◆ Task to complete ◆
Without the images, write out the whole listing exactly.

◆ Material provided ◆
/---

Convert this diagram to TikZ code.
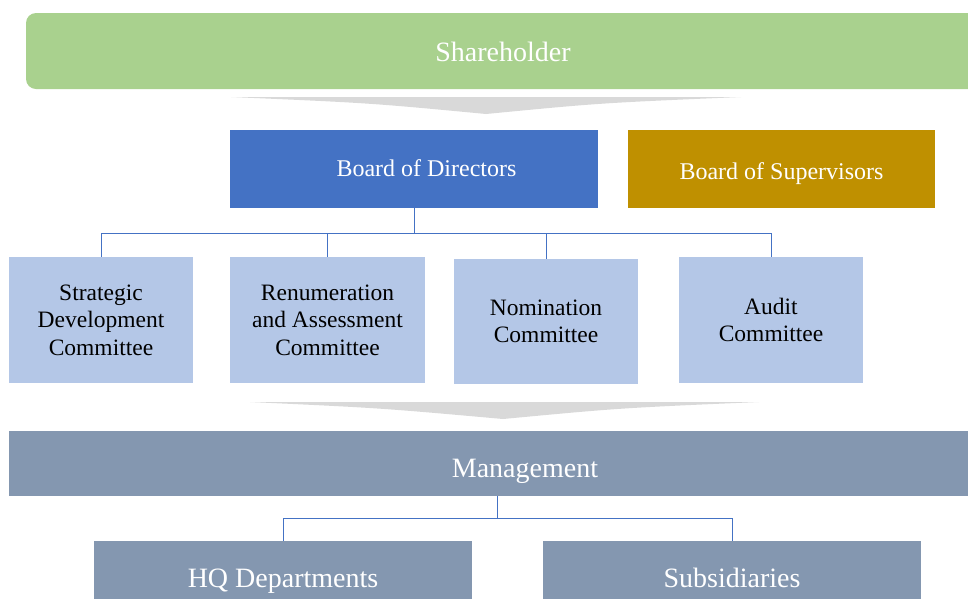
\documentclass[tikz,border=0pt]{standalone}
\usepackage{fontspec}
\setmainfont{Liberation Serif}
\definecolor{shgreen}{HTML}{A9D18E}
\definecolor{bodblue}{HTML}{4472C4}
\definecolor{supgold}{HTML}{BF9000}
\definecolor{comblue}{HTML}{B4C7E7}
\definecolor{mgtgrey}{HTML}{8497B0}
\definecolor{arrgrey}{HTML}{D9D9D9}
\tikzset{every picture/.style={line width=0.75pt}}
\tikzset{
  box/.style={rectangle, inner sep=0pt, align=center},
  txtbase/.style={text height=#1, text depth=0pt},
  bigbox/.style={box, text=white, font=\fontsize{28}{32}\selectfont},
  midbox/.style={box, text=white, font=\fontsize{24}{28}\selectfont},
  combox/.style={box, fill=comblue, text=black, minimum width=184, minimum height=126,
    font=\fontsize{23.5}{27.5}\selectfont},
  conn/.style={draw=bodblue, line width=1pt}
}

\begin{document}
\begin{tikzpicture}[x=1pt,y=-1pt]
\useasboundingbox (0,0) rectangle (968,598);
\clip (0,0) rectangle (968,598);
% top level
\node [bigbox, txtbase=20pt, fill=shgreen, rounded corners=10pt, minimum width=954, minimum height=76] (share) at (503,51) {Shareholder};
\fill [arrgrey] (231,97) -- (741,97) .. controls (600,103) .. (486,114) .. controls (370,103) .. (231,97) -- cycle;
% boards
\node [midbox, txtbase=14pt, fill=bodblue, minimum width=368, minimum height=78] (bod) at (414,169) {\hspace*{25pt}Board of Directors};
\node [midbox, txtbase=20pt, fill=supgold, minimum width=307, minimum height=78] (bos) at (781.5,169) {Board of Supervisors};
% committees
\node [combox] (strat) at (101,320) {Strategic\\Development\\Committee};
\node [combox, minimum width=195] (renum) at (327.5,320) {Renumeration\\and Assessment\\Committee};
\node [combox, minimum height=125] (nomin) at (546,321.5) {Nomination\\Committee};
\node [combox] (audit) at (771,320) {Audit\\Committee};
\draw [conn] (bod.south) -- ++(0,25) -| (strat.north);
\draw [conn] (bod.south) -- ++(0,25) -| (renum.north);
\draw [conn] (bod.south) -- ++(0,25) -| (nomin.north);
\draw [conn] (bod.south) -- ++(0,25) -| (audit.north);
\fill [arrgrey] (250,402) -- (759,402) .. controls (620,408) .. (503,419) .. controls (380,408) .. (250,402) -- cycle;
% management
\node [bigbox, txtbase=27pt, fill=mgtgrey, minimum width=959, minimum height=65] (mgmt) at (488.5,463.5) {\hspace*{73pt}Management};
\coordinate (mtap) at (497,496);
\node [bigbox, txtbase=22pt, fill=mgtgrey, minimum width=378, minimum height=70] (hq) at (283,576) {HQ Departments};
\node [bigbox, txtbase=22pt, fill=mgtgrey, minimum width=378, minimum height=70] (subs) at (732,576) {Subsidiaries};
\draw [conn] (mtap) -- ++(0,22) -| (hq.north);
\draw [conn] (mtap) -- ++(0,22) -| (subs.north);
\end{tikzpicture}
\end{document}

\---

◆ Full output ◆
Convert this diagram to TikZ code.
\documentclass[tikz,border=0pt]{standalone}
\usepackage{fontspec}
\setmainfont{Liberation Serif}
\definecolor{shgreen}{HTML}{A9D18E}
\definecolor{bodblue}{HTML}{4472C4}
\definecolor{supgold}{HTML}{BF9000}
\definecolor{comblue}{HTML}{B4C7E7}
\definecolor{mgtgrey}{HTML}{8497B0}
\definecolor{arrgrey}{HTML}{D9D9D9}
\tikzset{every picture/.style={line width=0.75pt}}
\tikzset{
  box/.style={rectangle, inner sep=0pt, align=center},
  txtbase/.style={text height=#1, text depth=0pt},
  bigbox/.style={box, text=white, font=\fontsize{28}{32}\selectfont},
  midbox/.style={box, text=white, font=\fontsize{24}{28}\selectfont},
  combox/.style={box, fill=comblue, text=black, minimum width=184, minimum height=126,
    font=\fontsize{23.5}{27.5}\selectfont},
  conn/.style={draw=bodblue, line width=1pt}
}

\begin{document}
\begin{tikzpicture}[x=1pt,y=-1pt]
\useasboundingbox (0,0) rectangle (968,598);
\clip (0,0) rectangle (968,598);
% top level
\node [bigbox, txtbase=20pt, fill=shgreen, rounded corners=10pt, minimum width=954, minimum height=76] (share) at (503,51) {Shareholder};
\fill [arrgrey] (231,97) -- (741,97) .. controls (600,103) .. (486,114) .. controls (370,103) .. (231,97) -- cycle;
% boards
\node [midbox, txtbase=14pt, fill=bodblue, minimum width=368, minimum height=78] (bod) at (414,169) {\hspace*{25pt}Board of Directors};
\node [midbox, txtbase=20pt, fill=supgold, minimum width=307, minimum height=78] (bos) at (781.5,169) {Board of Supervisors};
% committees
\node [combox] (strat) at (101,320) {Strategic\\Development\\Committee};
\node [combox, minimum width=195] (renum) at (327.5,320) {Renumeration\\and Assessment\\Committee};
\node [combox, minimum height=125] (nomin) at (546,321.5) {Nomination\\Committee};
\node [combox] (audit) at (771,320) {Audit\\Committee};
\draw [conn] (bod.south) -- ++(0,25) -| (strat.north);
\draw [conn] (bod.south) -- ++(0,25) -| (renum.north);
\draw [conn] (bod.south) -- ++(0,25) -| (nomin.north);
\draw [conn] (bod.south) -- ++(0,25) -| (audit.north);
\fill [arrgrey] (250,402) -- (759,402) .. controls (620,408) .. (503,419) .. controls (380,408) .. (250,402) -- cycle;
% management
\node [bigbox, txtbase=27pt, fill=mgtgrey, minimum width=959, minimum height=65] (mgmt) at (488.5,463.5) {\hspace*{73pt}Management};
\coordinate (mtap) at (497,496);
\node [bigbox, txtbase=22pt, fill=mgtgrey, minimum width=378, minimum height=70] (hq) at (283,576) {HQ Departments};
\node [bigbox, txtbase=22pt, fill=mgtgrey, minimum width=378, minimum height=70] (subs) at (732,576) {Subsidiaries};
\draw [conn] (mtap) -- ++(0,22) -| (hq.north);
\draw [conn] (mtap) -- ++(0,22) -| (subs.north);
\end{tikzpicture}
\end{document}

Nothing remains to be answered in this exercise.